I’m sure most Americans don’t know that travel into North Korea isn’t forbidden. If you visit South Korea’s capital, Seoul, you can take day trips into the DMZ (Demilitarized Zone) and even further. Not that any sane person (IMHO) would want to travel north of Seoul.

Last year I spent several days in Seoul. It was a poignant experience after reading Chol-hwan Kang’s The Aquariums of Pyonyang: Ten Years in the North Korean Gulag. The contrast between Seoul and Pyonyang is unimaginable until you’ve been there. I thought about writing a review of the book for Amazon—and I don’t know why I didn’t; maybe it’s too gut-wrenching. I’m not sure I can explain the experience.

  • Sidebar: During my visit to Seoul, North Korean agitators were stirring up anti-American feeling by spreading rumors about imported American beef. Everyone in South Korea knows that the North Koreans have special ops throughout the South.

The detention of Laura Ling and Euna Lee in Pyonyang, though, seems to make the discussion essential now.

The Story of Laura Ling and Euna Lee

This is a very strange story. I haven’t heard a logical presentation of it anywhere. The women weren’tcaptured” by the North Koreans. They didn’t have to sneak across the border. It’s done every day, especially by Asians. Chinese are welcomed there. Japanese Communists were once a large minority group in North Korea.
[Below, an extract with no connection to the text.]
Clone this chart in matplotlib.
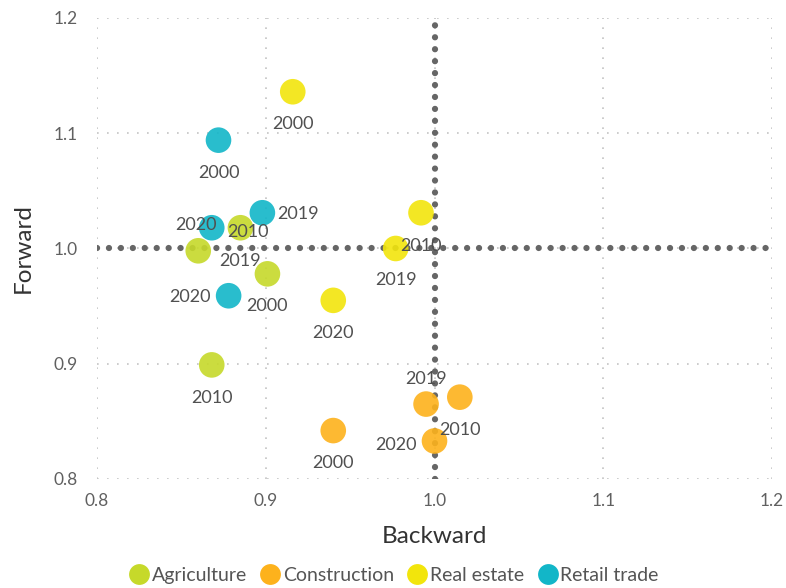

The State Department’s response, too, seems inappropriate, especially given the obvious fact that the North Koreans only detained the two women because they want America’s attention. Why not just give it to them? The North Korean government is behaving like an infant strangling a kitten because Mommy isn’t in the room. The multilateral talks were working during the Bush Administration; but now a new President has chosen simply to ignore North Korea. (Ignoring is very different from acknowledging that the problem is largely an Asian problem.)

Americans don’t understand that North Korea is frozen in time: it’s 1952 there. The population is kept completely isolated from the rest of the world. They have no idea that the war is over, even though a treaty hasn’t been signed. They are at war with America.

North Korea has NO economy, NO industry, NO farming—nothing. There’s a perpetual famine. They have no oil or gas and need little, because they have few vehicles with internal combustion engines other than trucks left over from the Korean War era. They have no trains to speak of outside Pyonyang. So, even if they had goods to transport inside the country, they couldn’t transport them.

Pyonyang is like the Emerald City, and Kim Jung-Il is the Wizard of Oz. Only special, privileged people are permitted to live in the Emerald City. If you utter a single “discouraging word,” you’re spirited away in the middle of the night (as was Chol-hwan Kong at age 10) to a “work camp” so monstrous it makes some of the Nazi concentration camps seem tenable. I say this advisedly: the North Koreans aren’t engaged in genocide; they don’t want their detainees to die—they want them to suffer unimaginably for as long as possible so that eventually they will join the sing-along.

So, the threat of ten years in a work camp for Laura Ling and Euna Lee is a promise of ten years’ torture.

Current TV

Then there’s the peculiar fact that Laura Ling and Euna Lee were sent to North Korea by a cable TV channel startup called Current TV owned by former VP Al Gore.

Given that the Clinton-Gore Secretary of State, Madeleine Albright, had such a good relationship with Kim Jung-Il, wouldn’t you expect Mr. Gore to try to establish personal contact with the North Koreans on his employees’ behalf? Maybe that’s all the attention the North Koreans need from America. Maybe they would release the two women as a personal favor to their old friend.

Kim Jung-Il, Movie Mogul

I have another theory, and as ludicrous as it sounds I’m quite serious. Kim Jung-Il’s dream is to become an international movie producer and recognized director. He even kidnapped a director once and forced him to make a film with him. Both North and South Korea have large film industries.

It seems to me that Kim Jung Il may be detaining these beautiful women for their on-camera potential.

It also seems to me that all America would need to do—to gain the women’s release AND to end the nuclear standoff—is offer to build a massive movie studio in North Korea with all the latest technology.

I’m quite serious. Give North Korea Universal Studios.